### DIRECTIONS
Reproduce the data below in full and exclude every picture.

### SUPPLIED DATA
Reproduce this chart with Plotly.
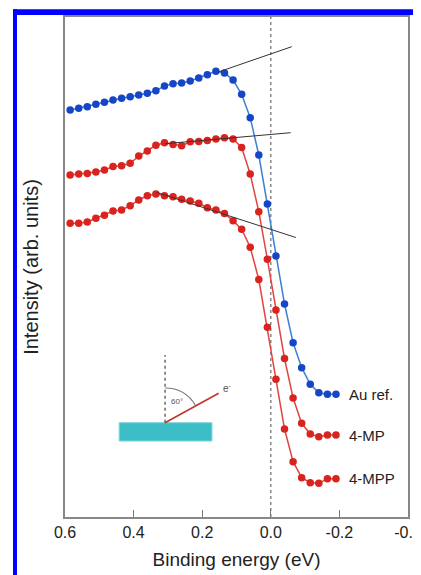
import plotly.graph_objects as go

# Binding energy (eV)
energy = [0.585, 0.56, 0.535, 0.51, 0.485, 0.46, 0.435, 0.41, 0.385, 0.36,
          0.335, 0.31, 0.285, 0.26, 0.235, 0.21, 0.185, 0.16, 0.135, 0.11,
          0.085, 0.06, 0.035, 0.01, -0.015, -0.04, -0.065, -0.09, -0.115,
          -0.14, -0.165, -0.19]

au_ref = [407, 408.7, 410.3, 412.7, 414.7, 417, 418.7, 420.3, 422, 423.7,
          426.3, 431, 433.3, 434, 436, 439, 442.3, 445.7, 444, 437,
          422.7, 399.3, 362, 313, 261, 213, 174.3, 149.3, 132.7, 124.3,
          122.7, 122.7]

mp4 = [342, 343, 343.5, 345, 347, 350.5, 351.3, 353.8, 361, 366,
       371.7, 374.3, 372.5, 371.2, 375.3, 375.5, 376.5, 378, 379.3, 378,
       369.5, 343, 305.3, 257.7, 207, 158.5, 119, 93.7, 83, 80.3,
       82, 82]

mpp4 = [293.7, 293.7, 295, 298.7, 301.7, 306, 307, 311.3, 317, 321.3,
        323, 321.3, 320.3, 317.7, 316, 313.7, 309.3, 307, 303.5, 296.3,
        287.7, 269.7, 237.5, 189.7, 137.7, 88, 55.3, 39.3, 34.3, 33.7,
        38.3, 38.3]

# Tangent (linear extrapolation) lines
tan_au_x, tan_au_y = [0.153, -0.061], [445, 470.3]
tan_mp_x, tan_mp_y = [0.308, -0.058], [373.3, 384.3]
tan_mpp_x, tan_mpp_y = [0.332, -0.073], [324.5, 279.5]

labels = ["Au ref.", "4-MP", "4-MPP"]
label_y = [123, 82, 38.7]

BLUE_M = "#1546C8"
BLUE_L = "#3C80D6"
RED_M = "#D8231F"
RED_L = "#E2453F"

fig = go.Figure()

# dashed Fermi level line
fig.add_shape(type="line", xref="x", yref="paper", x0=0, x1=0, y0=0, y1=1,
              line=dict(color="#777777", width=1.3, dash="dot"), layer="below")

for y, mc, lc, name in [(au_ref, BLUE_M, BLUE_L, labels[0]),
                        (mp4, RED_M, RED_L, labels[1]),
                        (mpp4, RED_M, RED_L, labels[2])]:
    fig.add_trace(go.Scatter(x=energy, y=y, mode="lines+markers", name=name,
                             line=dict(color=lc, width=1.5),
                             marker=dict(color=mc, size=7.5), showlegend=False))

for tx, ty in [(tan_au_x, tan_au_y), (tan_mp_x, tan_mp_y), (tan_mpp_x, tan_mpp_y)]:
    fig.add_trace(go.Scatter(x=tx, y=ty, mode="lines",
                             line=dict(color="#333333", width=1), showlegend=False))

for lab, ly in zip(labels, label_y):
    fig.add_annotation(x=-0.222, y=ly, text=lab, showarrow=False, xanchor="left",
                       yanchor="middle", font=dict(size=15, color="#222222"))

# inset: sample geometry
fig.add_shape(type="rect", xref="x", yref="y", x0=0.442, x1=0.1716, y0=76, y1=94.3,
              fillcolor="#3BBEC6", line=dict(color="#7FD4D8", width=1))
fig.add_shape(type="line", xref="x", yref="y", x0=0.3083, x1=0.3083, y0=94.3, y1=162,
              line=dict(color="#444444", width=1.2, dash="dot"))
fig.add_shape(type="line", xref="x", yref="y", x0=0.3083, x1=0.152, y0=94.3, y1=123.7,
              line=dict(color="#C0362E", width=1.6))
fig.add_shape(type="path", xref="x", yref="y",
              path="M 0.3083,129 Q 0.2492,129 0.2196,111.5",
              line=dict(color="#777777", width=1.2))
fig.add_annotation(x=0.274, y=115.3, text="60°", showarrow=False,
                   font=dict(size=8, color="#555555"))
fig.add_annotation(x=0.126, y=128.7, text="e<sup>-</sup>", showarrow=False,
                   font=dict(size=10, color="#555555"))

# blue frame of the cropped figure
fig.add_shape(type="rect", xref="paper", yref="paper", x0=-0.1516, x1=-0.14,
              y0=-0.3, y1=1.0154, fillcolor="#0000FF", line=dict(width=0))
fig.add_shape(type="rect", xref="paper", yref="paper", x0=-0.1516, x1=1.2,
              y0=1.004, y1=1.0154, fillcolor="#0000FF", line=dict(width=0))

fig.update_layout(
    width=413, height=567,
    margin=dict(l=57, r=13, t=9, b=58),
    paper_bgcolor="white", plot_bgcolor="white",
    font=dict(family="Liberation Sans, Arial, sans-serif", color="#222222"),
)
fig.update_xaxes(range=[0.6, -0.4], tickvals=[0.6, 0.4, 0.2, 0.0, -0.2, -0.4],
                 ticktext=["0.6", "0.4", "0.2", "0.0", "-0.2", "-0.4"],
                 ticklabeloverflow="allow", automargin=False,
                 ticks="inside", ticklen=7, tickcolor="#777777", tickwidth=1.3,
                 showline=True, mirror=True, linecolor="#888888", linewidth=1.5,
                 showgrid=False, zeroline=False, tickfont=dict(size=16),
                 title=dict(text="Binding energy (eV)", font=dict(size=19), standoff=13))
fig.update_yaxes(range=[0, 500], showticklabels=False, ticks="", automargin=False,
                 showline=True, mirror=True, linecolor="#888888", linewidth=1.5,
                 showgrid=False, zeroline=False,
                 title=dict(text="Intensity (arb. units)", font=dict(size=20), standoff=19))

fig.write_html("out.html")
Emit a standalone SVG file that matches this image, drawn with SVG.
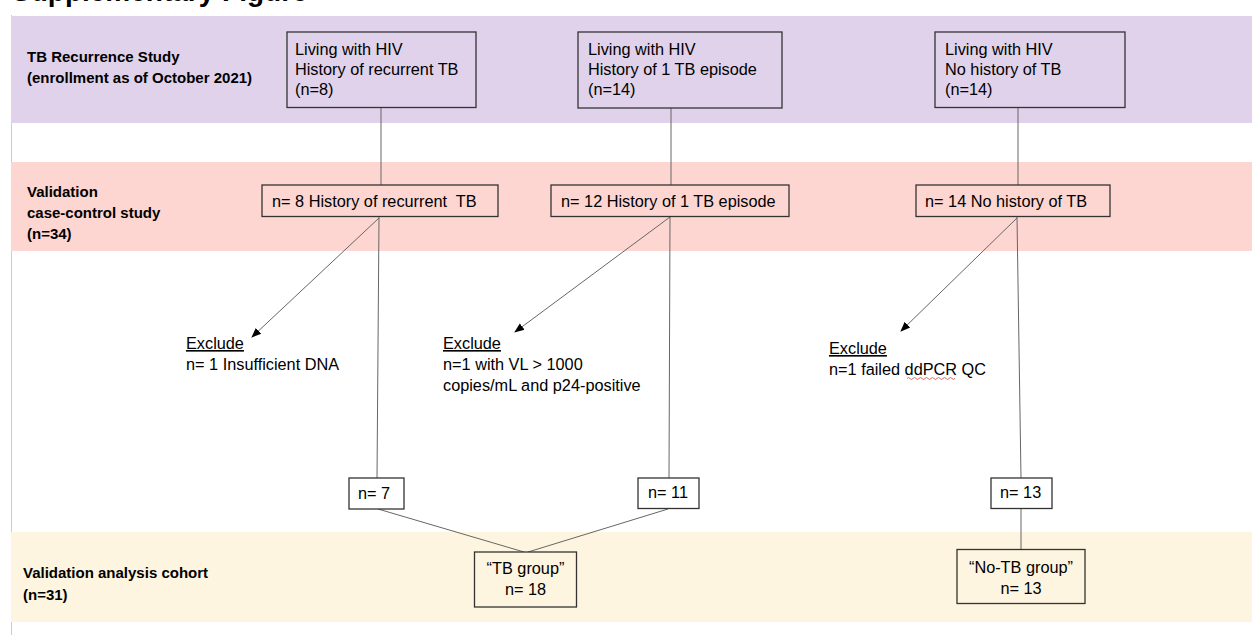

### SOLUTION TO THE PROBLEM
Reproduce this chart with Plotly.
import plotly.graph_objects as go

# Binding energy (eV)
energy = [0.585, 0.56, 0.535, 0.51, 0.485, 0.46, 0.435, 0.41, 0.385, 0.36,
          0.335, 0.31, 0.285, 0.26, 0.235, 0.21, 0.185, 0.16, 0.135, 0.11,
          0.085, 0.06, 0.035, 0.01, -0.015, -0.04, -0.065, -0.09, -0.115,
          -0.14, -0.165, -0.19]

au_ref = [407, 408.7, 410.3, 412.7, 414.7, 417, 418.7, 420.3, 422, 423.7,
          426.3, 431, 433.3, 434, 436, 439, 442.3, 445.7, 444, 437,
          422.7, 399.3, 362, 313, 261, 213, 174.3, 149.3, 132.7, 124.3,
          122.7, 122.7]

mp4 = [342, 343, 343.5, 345, 347, 350.5, 351.3, 353.8, 361, 366,
       371.7, 374.3, 372.5, 371.2, 375.3, 375.5, 376.5, 378, 379.3, 378,
       369.5, 343, 305.3, 257.7, 207, 158.5, 119, 93.7, 83, 80.3,
       82, 82]

mpp4 = [293.7, 293.7, 295, 298.7, 301.7, 306, 307, 311.3, 317, 321.3,
        323, 321.3, 320.3, 317.7, 316, 313.7, 309.3, 307, 303.5, 296.3,
        287.7, 269.7, 237.5, 189.7, 137.7, 88, 55.3, 39.3, 34.3, 33.7,
        38.3, 38.3]

# Tangent (linear extrapolation) lines
tan_au_x, tan_au_y = [0.153, -0.061], [445, 470.3]
tan_mp_x, tan_mp_y = [0.308, -0.058], [373.3, 384.3]
tan_mpp_x, tan_mpp_y = [0.332, -0.073], [324.5, 279.5]

labels = ["Au ref.", "4-MP", "4-MPP"]
label_y = [123, 82, 38.7]

BLUE_M = "#1546C8"
BLUE_L = "#3C80D6"
RED_M = "#D8231F"
RED_L = "#E2453F"

fig = go.Figure()

# dashed Fermi level line
fig.add_shape(type="line", xref="x", yref="paper", x0=0, x1=0, y0=0, y1=1,
              line=dict(color="#777777", width=1.3, dash="dot"), layer="below")

for y, mc, lc, name in [(au_ref, BLUE_M, BLUE_L, labels[0]),
                        (mp4, RED_M, RED_L, labels[1]),
                        (mpp4, RED_M, RED_L, labels[2])]:
    fig.add_trace(go.Scatter(x=energy, y=y, mode="lines+markers", name=name,
                             line=dict(color=lc, width=1.5),
                             marker=dict(color=mc, size=7.5), showlegend=False))

for tx, ty in [(tan_au_x, tan_au_y), (tan_mp_x, tan_mp_y), (tan_mpp_x, tan_mpp_y)]:
    fig.add_trace(go.Scatter(x=tx, y=ty, mode="lines",
                             line=dict(color="#333333", width=1), showlegend=False))

for lab, ly in zip(labels, label_y):
    fig.add_annotation(x=-0.222, y=ly, text=lab, showarrow=False, xanchor="left",
                       yanchor="middle", font=dict(size=15, color="#222222"))

# inset: sample geometry
fig.add_shape(type="rect", xref="x", yref="y", x0=0.442, x1=0.1716, y0=76, y1=94.3,
              fillcolor="#3BBEC6", line=dict(color="#7FD4D8", width=1))
fig.add_shape(type="line", xref="x", yref="y", x0=0.3083, x1=0.3083, y0=94.3, y1=162,
              line=dict(color="#444444", width=1.2, dash="dot"))
fig.add_shape(type="line", xref="x", yref="y", x0=0.3083, x1=0.152, y0=94.3, y1=123.7,
              line=dict(color="#C0362E", width=1.6))
fig.add_shape(type="path", xref="x", yref="y",
              path="M 0.3083,129 Q 0.2492,129 0.2196,111.5",
              line=dict(color="#777777", width=1.2))
fig.add_annotation(x=0.274, y=115.3, text="60°", showarrow=False,
                   font=dict(size=8, color="#555555"))
fig.add_annotation(x=0.126, y=128.7, text="e<sup>-</sup>", showarrow=False,
                   font=dict(size=10, color="#555555"))

# blue frame of the cropped figure
fig.add_shape(type="rect", xref="paper", yref="paper", x0=-0.1516, x1=-0.14,
              y0=-0.3, y1=1.0154, fillcolor="#0000FF", line=dict(width=0))
fig.add_shape(type="rect", xref="paper", yref="paper", x0=-0.1516, x1=1.2,
              y0=1.004, y1=1.0154, fillcolor="#0000FF", line=dict(width=0))

fig.update_layout(
    width=413, height=567,
    margin=dict(l=57, r=13, t=9, b=58),
    paper_bgcolor="white", plot_bgcolor="white",
    font=dict(family="Liberation Sans, Arial, sans-serif", color="#222222"),
)
fig.update_xaxes(range=[0.6, -0.4], tickvals=[0.6, 0.4, 0.2, 0.0, -0.2, -0.4],
                 ticktext=["0.6", "0.4", "0.2", "0.0", "-0.2", "-0.4"],
                 ticklabeloverflow="allow", automargin=False,
                 ticks="inside", ticklen=7, tickcolor="#777777", tickwidth=1.3,
                 showline=True, mirror=True, linecolor="#888888", linewidth=1.5,
                 showgrid=False, zeroline=False, tickfont=dict(size=16),
                 title=dict(text="Binding energy (eV)", font=dict(size=19), standoff=13))
fig.update_yaxes(range=[0, 500], showticklabels=False, ticks="", automargin=False,
                 showline=True, mirror=True, linecolor="#888888", linewidth=1.5,
                 showgrid=False, zeroline=False,
                 title=dict(text="Intensity (arb. units)", font=dict(size=20), standoff=19))

fig.write_html("out.html")
Emit a standalone SVG file that matches this image, drawn with SVG.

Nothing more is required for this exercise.